By: Rhonda Nelson
LIT 319-X1511 Shakespeare
The very important key thematic issue in William Shakespeare’s Othello would have to be Identity. The ambivalence and inconsistency in Othello’s awareness of his nature and identity in his effort of training and making himself into a unrelated culture whereas he seeks to integrate himself into mainstream Venetian society as a “Moor” eventually leads to his path of destruction. Phillip Butcher wrote an article called “Othello’s Racial Identity” where he talks about the Moors entering Spain in force in roughly 711. ‘The Spanish applied the term Moor to people of Arabian, Syrian and African descent without regard for their racial differences’ (Butcher 243). The one question we must ask though is how does race function in this famous play by William Shakespeare where the identity of Othello became the appearance of a black man?

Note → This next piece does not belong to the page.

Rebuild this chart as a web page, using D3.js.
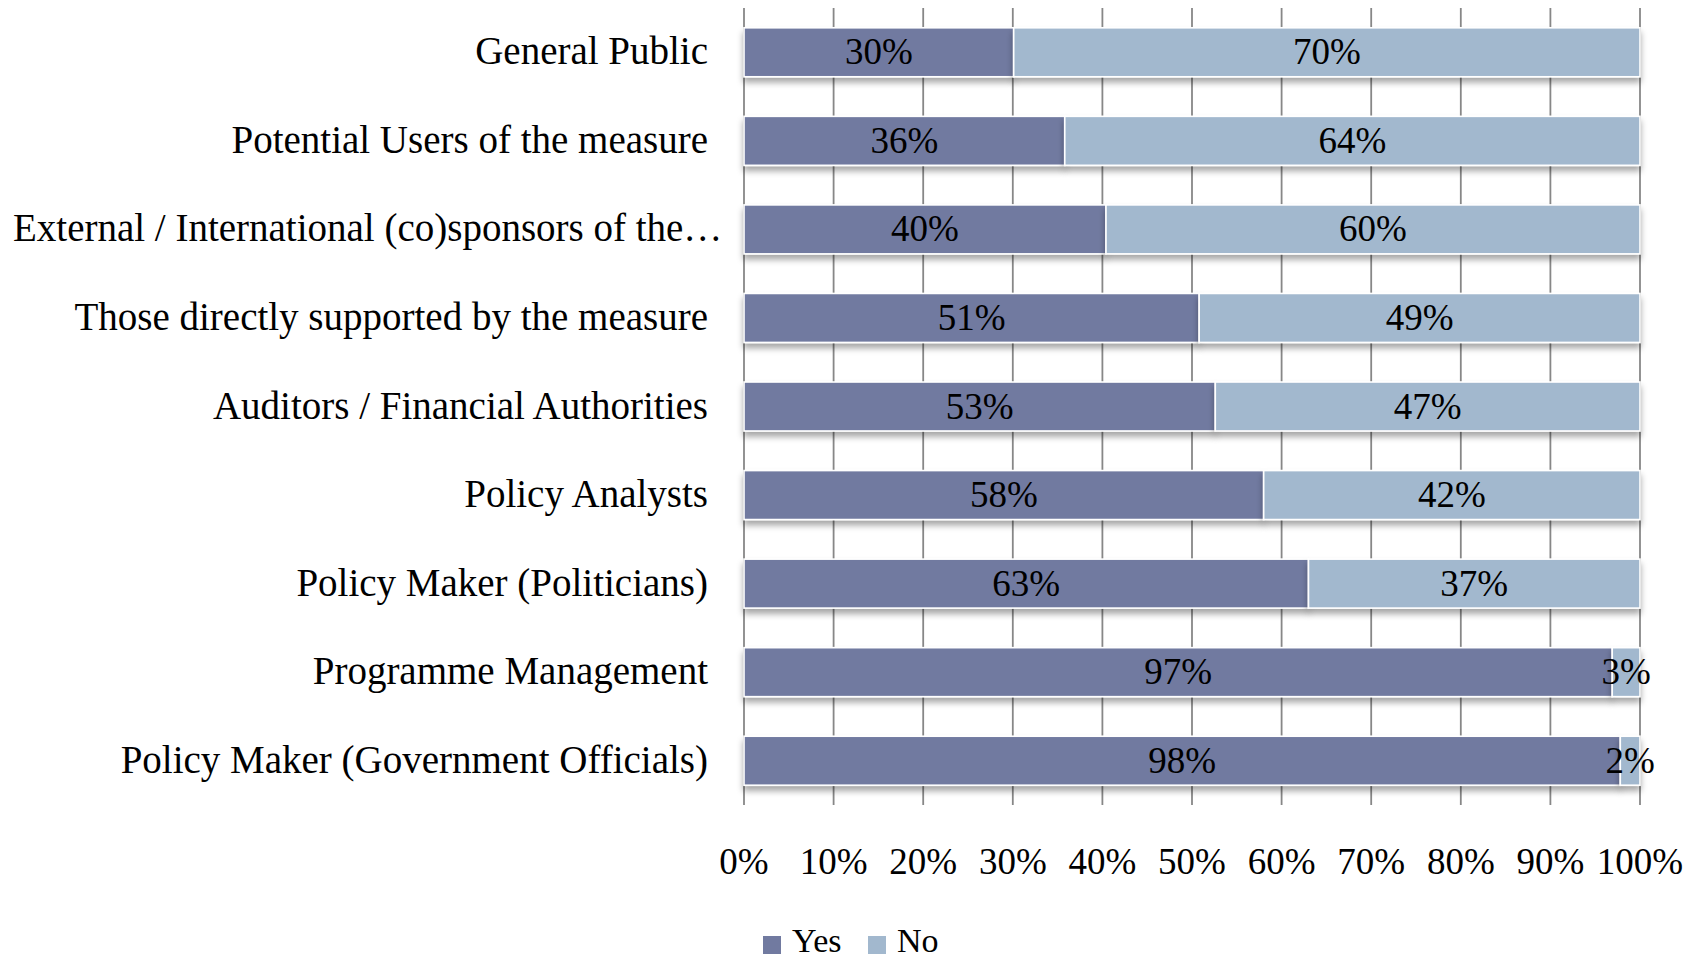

Othello’s awareness of identity differs greatly from Iago’s in that he saw everyone differently, also he had a completely different identity to that of his friend. Othello is a combination of impressiveness and weakness, which could be taken as being an oxymoron but through research and conjecture can be proven. In the play Othello says ‘I am an honorable murderer’(Act V.2, 299). To a certain extent, he was a great man in that he was a illustrious warrior having earned the title of General. To attain such a commendation was a great feat to be sure, but was even more impressive due to the fact that Othello was originally a slave from Africa. His perception of the public was that of an outsider because of his insecurities in himself, and as accepted as he was, he was also cut off in a way from the people in his life.
His uncertain entry into the white Venetian world, which was supposed to be secured with his marriage to Desdemona, is in fact ruptured by that same relationship. It is the main catalyst in contradictions to his self-conception. With that being said, instead of a unified hero, we get a broken hero with paranoid schizophrenic tendancies.
Not only was Othello different in origin, his skin color served as a constant reminder to others that he did not originate where they did. We can see this in the way people spoke about Othello and the way he was treated while amongst them. Iago, one of the most memorable characters of the play said ‘an old black ram … tupping your white ewe’(I. i. 88-89). By saying this, Iago has successfully objectified Othello likeing him to having no more than animal instinct. Iago and Rodrigo begin shaping Othello’s racialized identity with those words, and they do it throughout the play by their language used.
However, despite racism being used against him, other people see him as a great and honorable man. ‘Here comes Barbantino and the valiant Moor’(Act I.3, 47). He not only posseses great character and dignity when he is being accused of witchcraft by the senators, but also when Barbantino confronts him about the engagement to Desdemona. ‘Most potent, grave, and reverend signors, My very noble and approved good masters; That I have ta'en away this old man's daughter, It is most true; true I have married her. The very head and front of my offending Hath the extent, no more. Rude I am in my speech, And little blessed with the soft phrase of peace’(Act I.3, 76-82).
Through social semiotics, Othello is not only subjugated, but objectified, racialized and outcast throughout the play. “All aspects of culture possess a semiotic value … it is these perceived-accepted suffered cultural objects which semiotics sets out to interrogate and decipher” (Hebdige1993), writes Dick Hebdige in his article “From Culture to Hegemony”. So he is not only a black man or Moor; his identity is shaped by the fact he is a black man involved with nobility and that he is joining a space already occupied by different divisions of class.